It’s impossible not to learn from other people. Every day we’re inundated with stories about human hardships, astonishing discoveries, and near-impossible accomplishments.
We watch. We listen. We learn.
Sometimes we learn new and better ways of doing things, and sometimes we learn how not to do things.
But either way, we learn.
I’ve noticed that it’s in those moments when I am actively listening with my full attention–as I routinely do during coaching sessions–that I inevitably learn something new.
But that requires a certain level of awareness that most of us don’t honor during our normal, day-to-day conversations. When I stop myself from interrupting, allowing another person to completely finish their thought. When I am careful not to start formulating my next sentence while another person is still speaking. And when I embrace the silence rather than filling it with unnecessary chatter. It’s in those moments that I learn the most.
While talking with a client yesterday, I felt truly blessed. Blessed in that I have the ability to communicate with other human beings, to share their emotions, and to learn from them.
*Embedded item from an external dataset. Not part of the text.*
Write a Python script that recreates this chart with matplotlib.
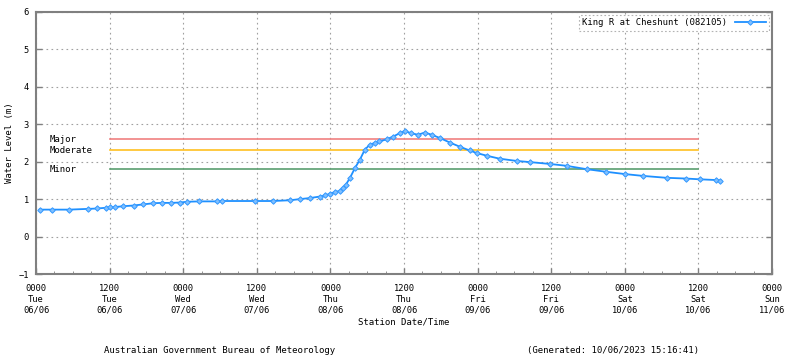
import numpy as np
import matplotlib.pyplot as plt

# hours since 0000 Tue 06/06, water level (m)
hours = [0.6, 2.6, 5.4, 8.5, 10.0, 11.4, 12.0, 12.9, 14.2, 15.9, 17.5, 19.1, 20.5,
         22.0, 23.5, 24.6, 26.6, 29.5, 30.3, 35.7, 38.6, 41.4, 43.0, 44.7, 46.3,
         47.2, 48.0, 48.8, 49.5, 50.0, 50.5, 51.2, 52.0, 52.8, 53.6, 54.4, 55.2,
         56.0, 57.2, 58.2, 59.3, 60.1, 61.2, 62.3, 63.4, 64.5, 65.9, 67.5, 69.1,
         70.7, 71.9, 73.5, 75.6, 78.4, 80.5, 83.8, 86.5, 89.8, 93.0, 96.0, 99.0,
         102.8, 106.0, 108.2, 110.9, 111.6]
level = [0.72, 0.72, 0.72, 0.74, 0.75, 0.77, 0.78, 0.79, 0.81, 0.83, 0.86, 0.89, 0.90,
         0.90, 0.91, 0.93, 0.94, 0.94, 0.95, 0.95, 0.95, 0.97, 1.00, 1.03, 1.07,
         1.10, 1.15, 1.19, 1.22, 1.30, 1.38, 1.57, 1.83, 2.05, 2.32, 2.45, 2.50,
         2.54, 2.60, 2.67, 2.76, 2.82, 2.76, 2.72, 2.78, 2.72, 2.63, 2.51, 2.40,
         2.30, 2.23, 2.16, 2.08, 2.02, 1.99, 1.94, 1.89, 1.80, 1.73, 1.67, 1.62,
         1.57, 1.55, 1.53, 1.51, 1.49]

flood_names = ['Major', 'Moderate', 'Minor']
flood_levels = [2.6, 2.3, 1.8]
flood_colors = ['#f08080', '#ffc020', '#5a9e6f']
flood_span = (12, 108)

tick_hours = np.arange(0, 121, 12)
tick_labels = ['0000\nTue\n06/06', '1200\nTue\n06/06', '0000\nWed\n07/06',
               '1200\nWed\n07/06', '0000\nThu\n08/06', '1200\nThu\n08/06',
               '0000\nFri\n09/06', '1200\nFri\n09/06', '0000\nSat\n10/06',
               '1200\nSat\n10/06', '0000\nSun\n11/06']

plt.rcParams['font.family'] = 'DejaVu Sans Mono'
plt.rcParams['font.size'] = 6.3

fig = plt.figure(figsize=(8, 3.58), dpi=100)
ax = fig.add_axes([0.045, 0.2346, 0.92, 0.732])

for name, lv, c in zip(flood_names, flood_levels, flood_colors):
    ax.plot(flood_span, [lv, lv], color=c, linewidth=1.2, zorder=2)
    ax.text(2.3, lv, name, ha='left', va='center', fontsize=6.5)

ax.plot(hours, level, color='#1e90ff', linewidth=1.3, marker='D', markersize=2.8,
        markerfacecolor='#7fbfff', markeredgecolor='#3399ff', markeredgewidth=0.7,
        label='King R at Cheshunt (082105)', zorder=3)

ax.set_xlim(0, 120)
ax.set_ylim(-1, 6)
ax.set_xticks(tick_hours)
ax.set_xticklabels(tick_labels, linespacing=1.3)
ax.set_xticks(np.arange(0, 121, 3), minor=True)
ax.set_yticks(range(-1, 7))
ax.tick_params(axis='both', direction='in', length=4, color='#808080', width=1)
ax.tick_params(axis='x', which='minor', direction='in', length=2.5, color='#808080')
ax.tick_params(axis='x', pad=7)
ax.tick_params(axis='y', right=True, pad=5)
ax.grid(True, which='major', linestyle=(0, (1.5, 3)), color='#a0a0a0', linewidth=0.8)
for s in ax.spines.values():
    s.set_color('#808080')
    s.set_linewidth(1.5)

ax.set_ylabel('Water Level (m)', fontsize=6.5)
ax.yaxis.set_label_coords(-0.03, 0.5)
ax.set_xlabel('Station Date/Time', fontsize=6.5, labelpad=2)

leg = ax.legend(loc='upper right', fontsize=6.4, frameon=True, fancybox=False,
                handlelength=3.5, borderpad=0.4, borderaxespad=0.3, markerfirst=False)
leg.get_frame().set_edgecolor('#a0a0a0')
leg.get_frame().set_linestyle((0, (1.5, 2)))
leg.get_frame().set_linewidth(0.8)

fig.text(0.275, 0.022, 'Australian Government Bureau of Meteorology', ha='center',
         va='center', fontsize=6.5)
fig.text(0.766, 0.022, '(Generated: 10/06/2023 15:16:41)', ha='center',
         va='center', fontsize=6.5)

fig.savefig('out.png', dpi=100)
I’m constantly reminded that most of us possess a shared desire to make a meaningful contribution to the world. (Viktor Frankl’s book Man’s Search for Meaning (Amazon Associates Link) highlights this quite well.)
As I work with individuals from a wide variety of backgrounds, talents, and interests, the common thread is that there is always something propelling us either toward or away from taking action. And what’s fascinating to me is that each of us chooses something different for ourselves.
Learning from others–or at least creating the space to listen and observe–is a unique, but highly rewarding self-care activity.